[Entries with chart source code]
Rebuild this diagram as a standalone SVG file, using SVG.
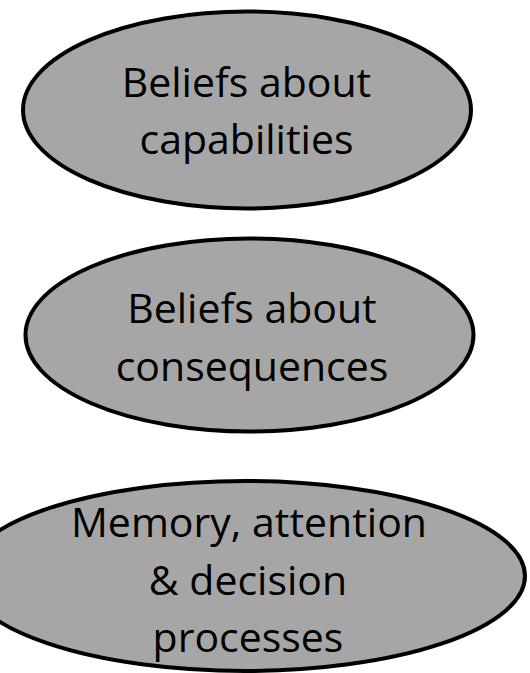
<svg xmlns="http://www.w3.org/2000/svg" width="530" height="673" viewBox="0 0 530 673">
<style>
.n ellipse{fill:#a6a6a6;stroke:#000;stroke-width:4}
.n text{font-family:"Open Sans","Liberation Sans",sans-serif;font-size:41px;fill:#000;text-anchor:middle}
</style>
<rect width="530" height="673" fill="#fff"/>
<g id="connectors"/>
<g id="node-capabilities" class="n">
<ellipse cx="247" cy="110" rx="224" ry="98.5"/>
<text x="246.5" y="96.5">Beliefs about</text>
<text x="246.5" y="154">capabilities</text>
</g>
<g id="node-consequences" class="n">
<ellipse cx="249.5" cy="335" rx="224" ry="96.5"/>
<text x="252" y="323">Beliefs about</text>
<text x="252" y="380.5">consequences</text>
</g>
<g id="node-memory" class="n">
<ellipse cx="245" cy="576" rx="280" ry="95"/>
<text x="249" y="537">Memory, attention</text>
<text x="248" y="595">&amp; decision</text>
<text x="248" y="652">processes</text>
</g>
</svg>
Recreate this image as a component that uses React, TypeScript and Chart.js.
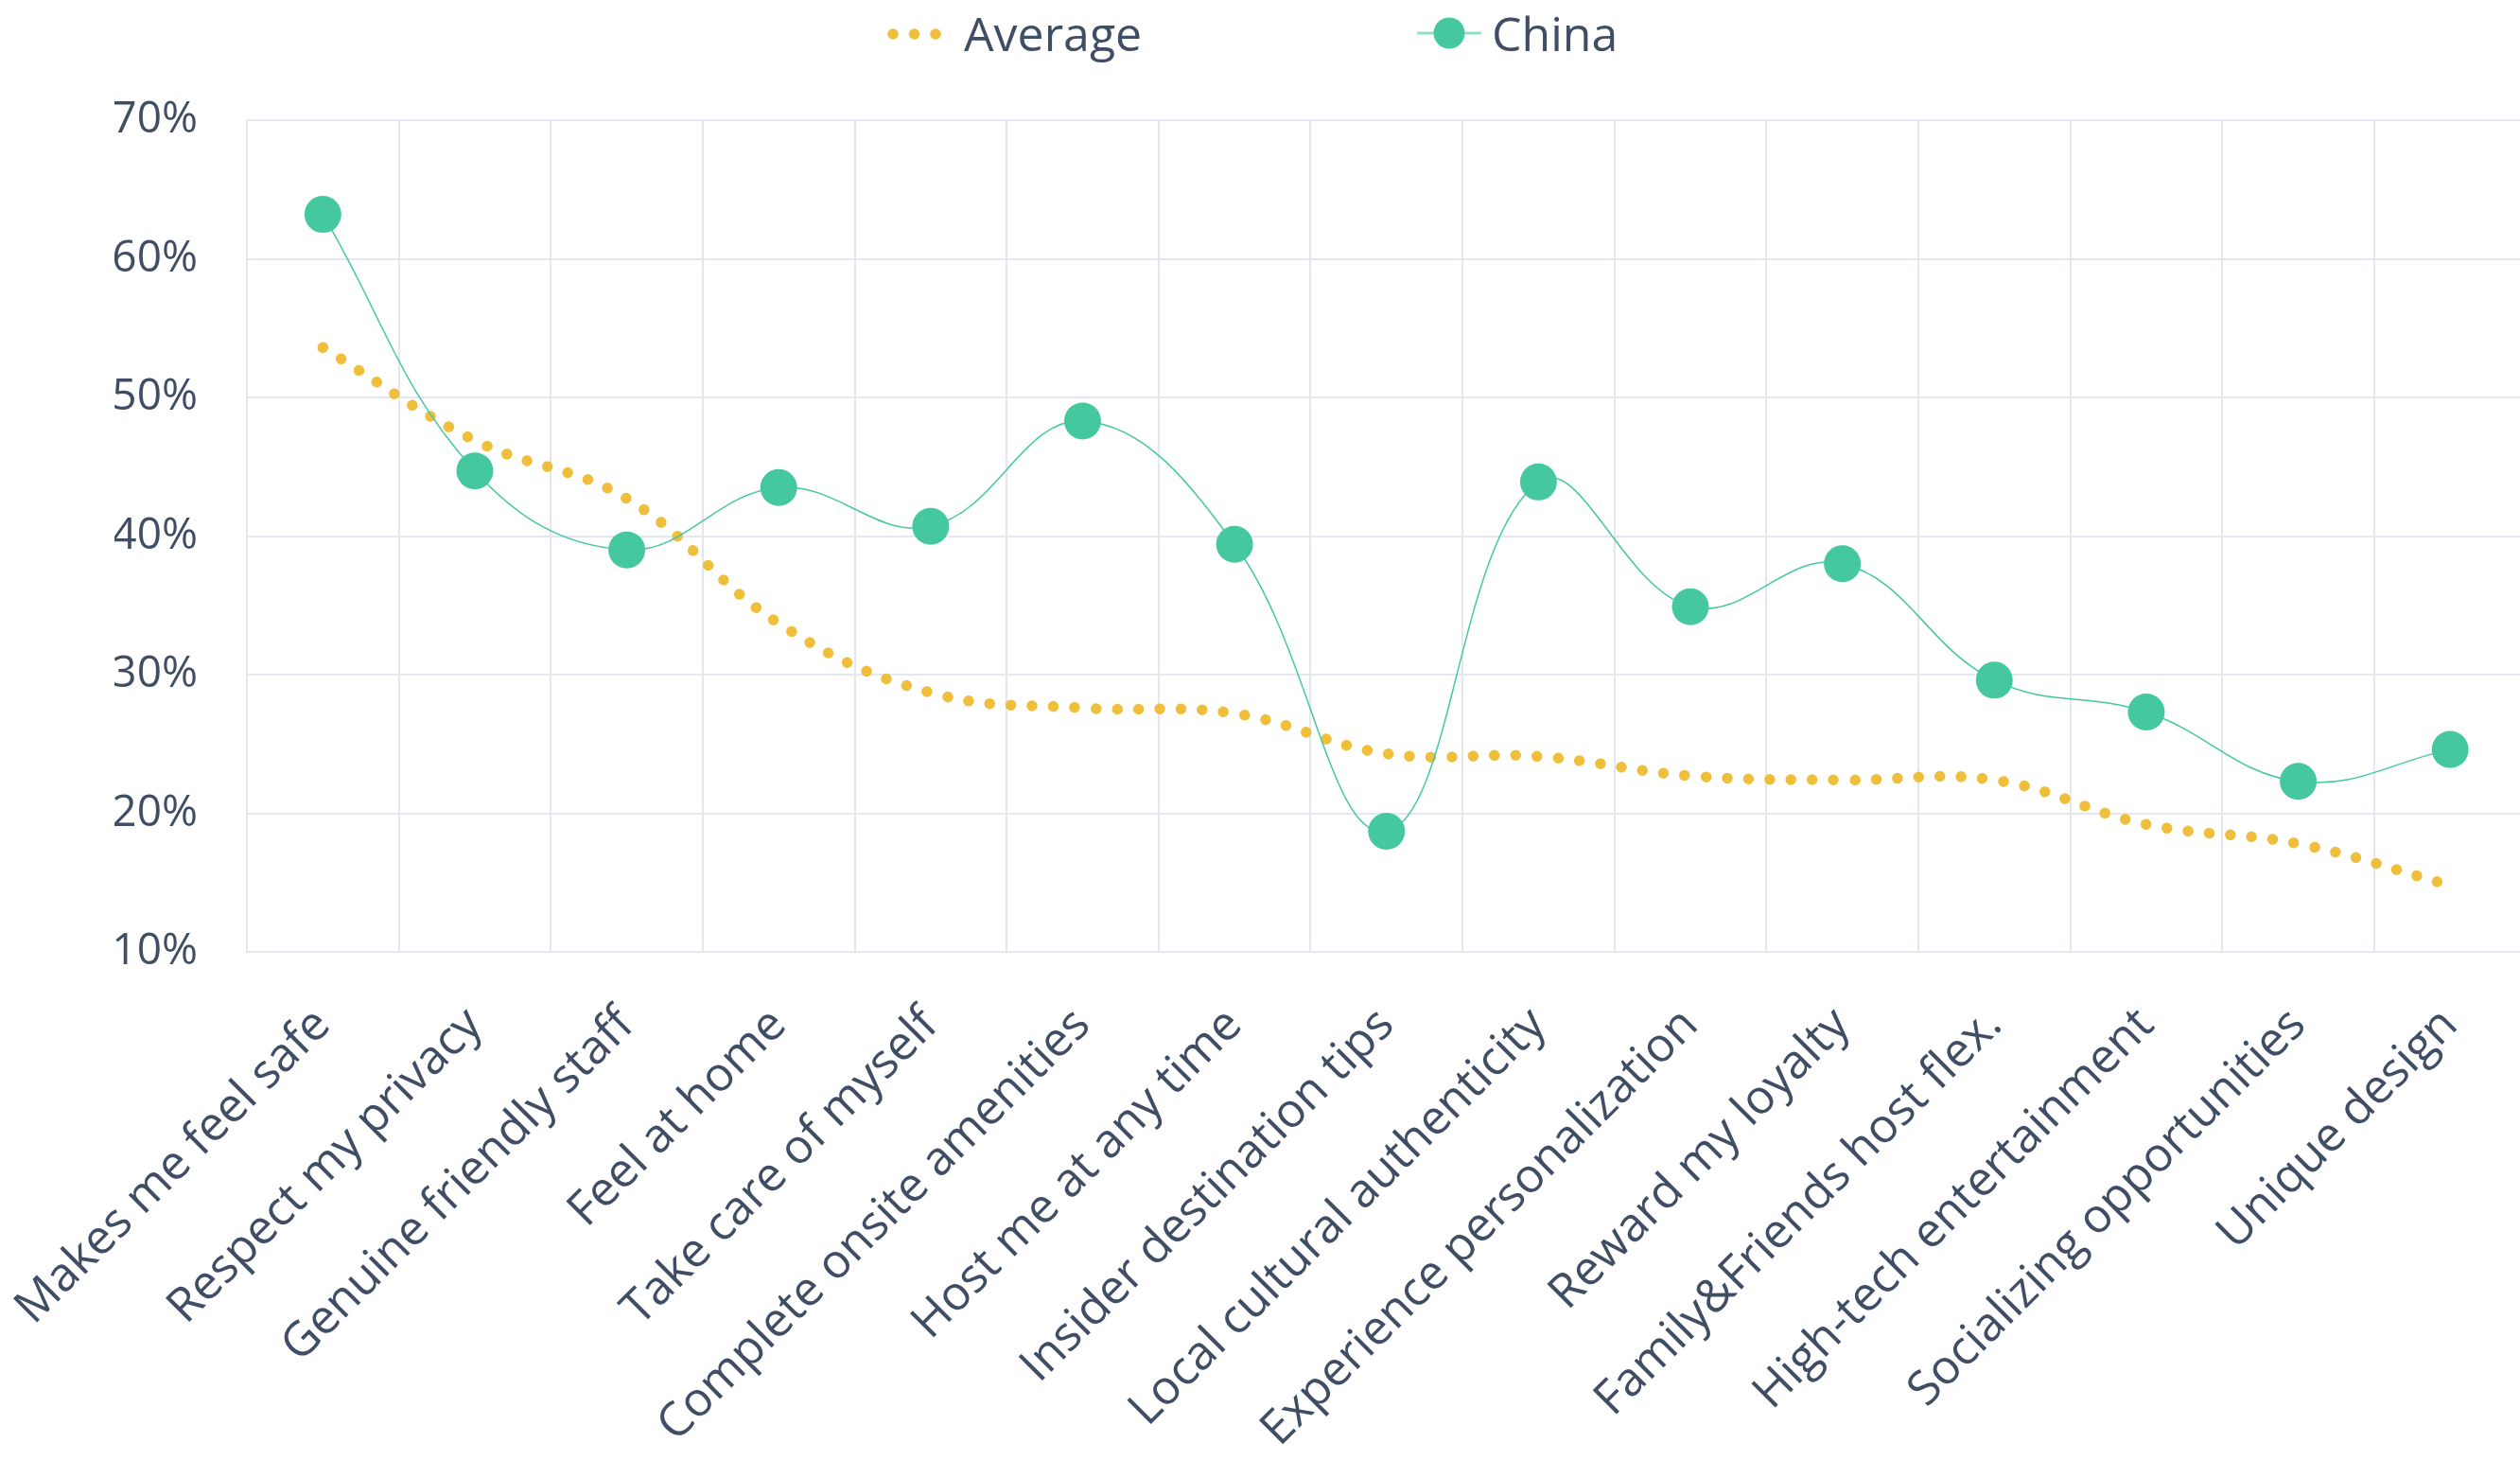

* INSTRUCTION
Make an exact reproduction of the listing above, without any pictures.

* WRITTEN SOLUTION
Rebuild this diagram as a standalone SVG file, using SVG.
<svg xmlns="http://www.w3.org/2000/svg" width="530" height="673" viewBox="0 0 530 673">
<style>
.n ellipse{fill:#a6a6a6;stroke:#000;stroke-width:4}
.n text{font-family:"Open Sans","Liberation Sans",sans-serif;font-size:41px;fill:#000;text-anchor:middle}
</style>
<rect width="530" height="673" fill="#fff"/>
<g id="connectors"/>
<g id="node-capabilities" class="n">
<ellipse cx="247" cy="110" rx="224" ry="98.5"/>
<text x="246.5" y="96.5">Beliefs about</text>
<text x="246.5" y="154">capabilities</text>
</g>
<g id="node-consequences" class="n">
<ellipse cx="249.5" cy="335" rx="224" ry="96.5"/>
<text x="252" y="323">Beliefs about</text>
<text x="252" y="380.5">consequences</text>
</g>
<g id="node-memory" class="n">
<ellipse cx="245" cy="576" rx="280" ry="95"/>
<text x="249" y="537">Memory, attention</text>
<text x="248" y="595">&amp; decision</text>
<text x="248" y="652">processes</text>
</g>
</svg>
Recreate this image as a component that uses React, TypeScript and Chart.js.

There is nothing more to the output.